I can not stress enough how big an inspiration those videos has been to me (and if you have not watched them, quit reading this page and go watch them now) and ever since watching them I have wanted to build one myself. However, I absolutely hate breadboards with a vengeance, so building SAP-1 on a breadboard was for me never a real option.
I was toying around with the idea of starting a series of PCB's putting the different modules together. This idea was/is attractive to me but the problem is that the old TTL/CMOS logic chips are getting quite expensive and some are hard to get.
Fortunately, a third option presented itself, when I got my hands on a ColorLight I5 module with accompanying extension board. With 25000 logic units, this FPGA is plenty big enough to implement something like this, and doing it in a FPGA will keep my desk way less messy than doing it on a breadboard.

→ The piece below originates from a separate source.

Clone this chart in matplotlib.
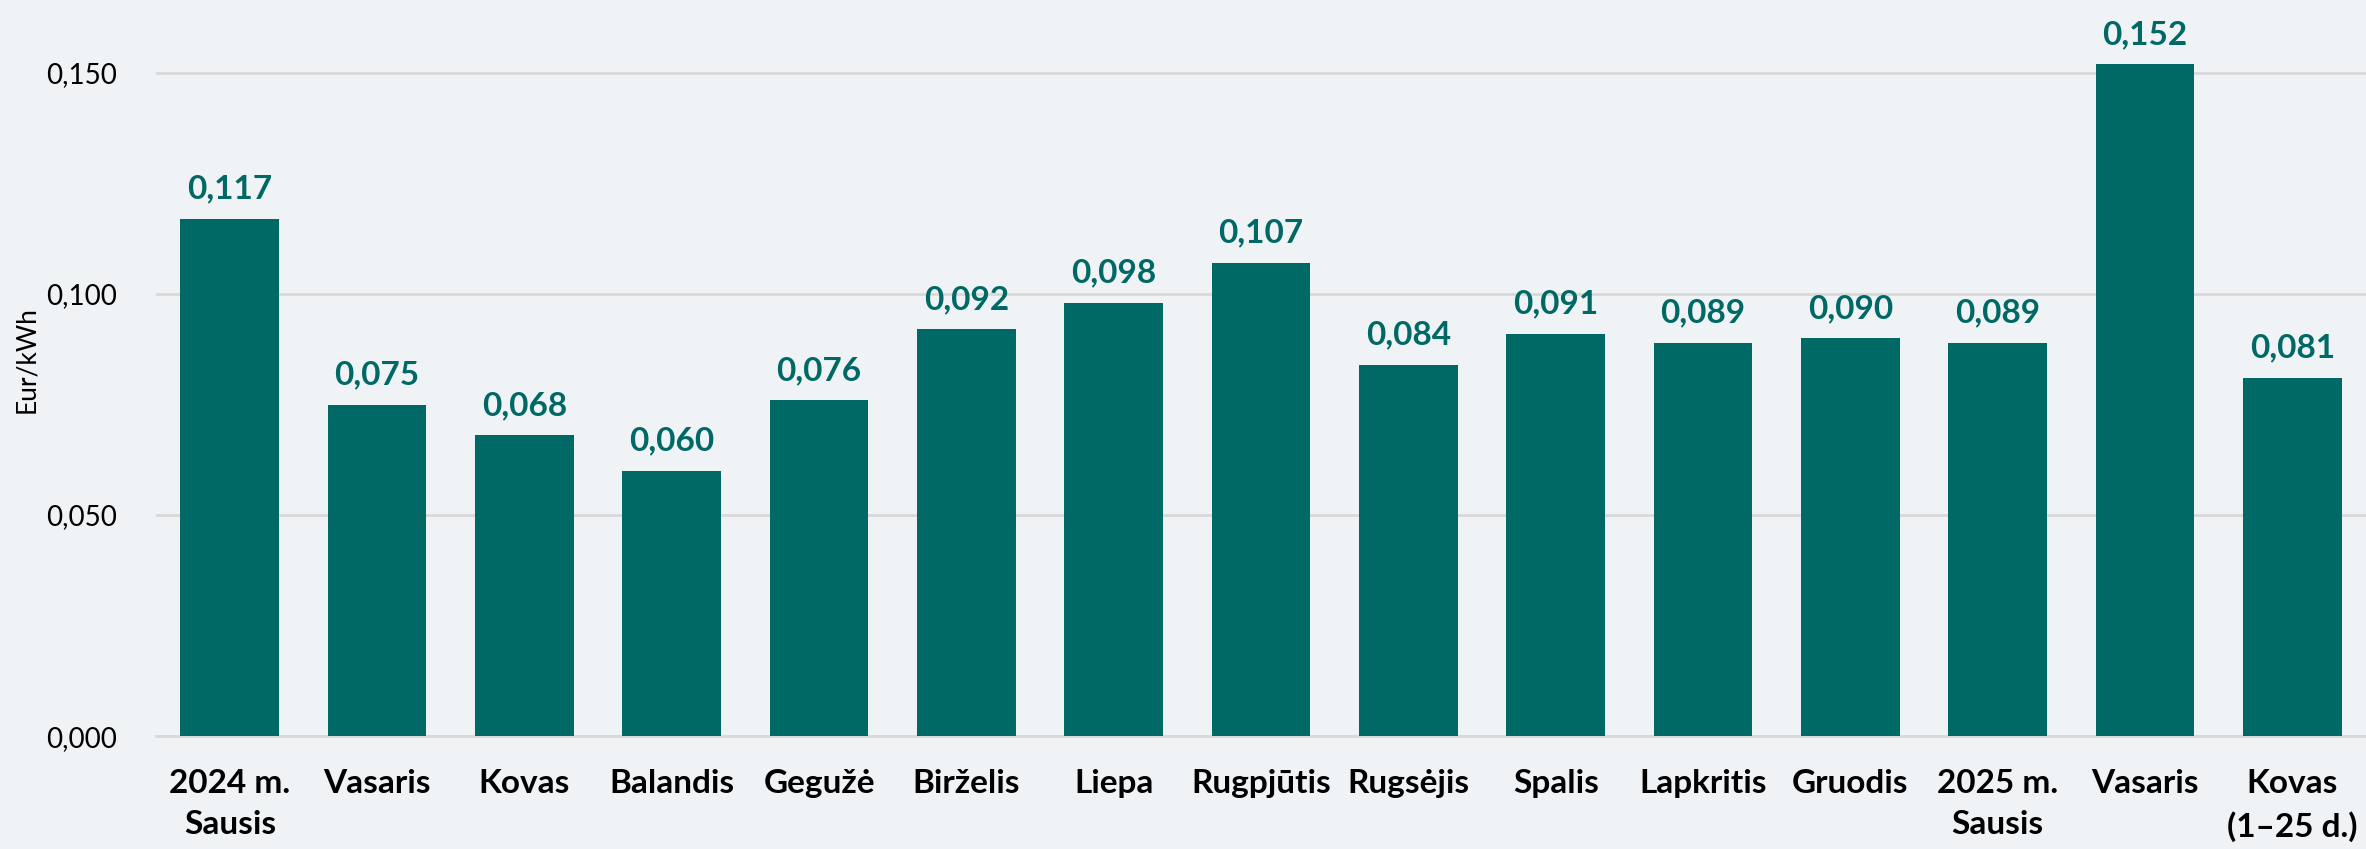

Compared with Ben Eater's design, I made a few tentative decisions:
- All logic "active high"
- Ben Eater's design uses standard logic chips and these often use active low for signals like chip select and output enable. On a FPGA there's absolutely no reason to do this.
- 256 byte memory
- The original design had a shared program/memory space of 16 byte. This was done for a number of reasons.
Clock
The ColorLight I5 has got a 25 MHz crystal oscillator.
| Freq | Divider |
|---|---|
| 0.1 Hz | 125,000,000 |
| 1 Hz | 12,500,000 |
| 1 kHz | 12,500 |
| 1 MHz | 12 (ish) |
I/O Button and LED Board
Monitoring all busses and registers would potentially require a lot of wires. To make that a bit easier, I created a small I/O board which hook up to 8 I/O pins. Each pin has got a LED driven by a MOSFET and also a button (in case it is input).
To test the boards themselves, as well as the I/O of the extension board, I hooked up 10 (which is the max as the remaining port is Ethernet). I ran a simple 8 bit counter on each and it looked like this:
It is worth noticing there are 2 issues. 2 bits are missing from the lower left port and 1 bit is hanging on the lower second from the left.
The missing 2 bits is because those are simply unconnected on the extension board (for some mysterious reason) and the hanging bit is because that pin is wired up to the STM32 MCU that is used to program the board.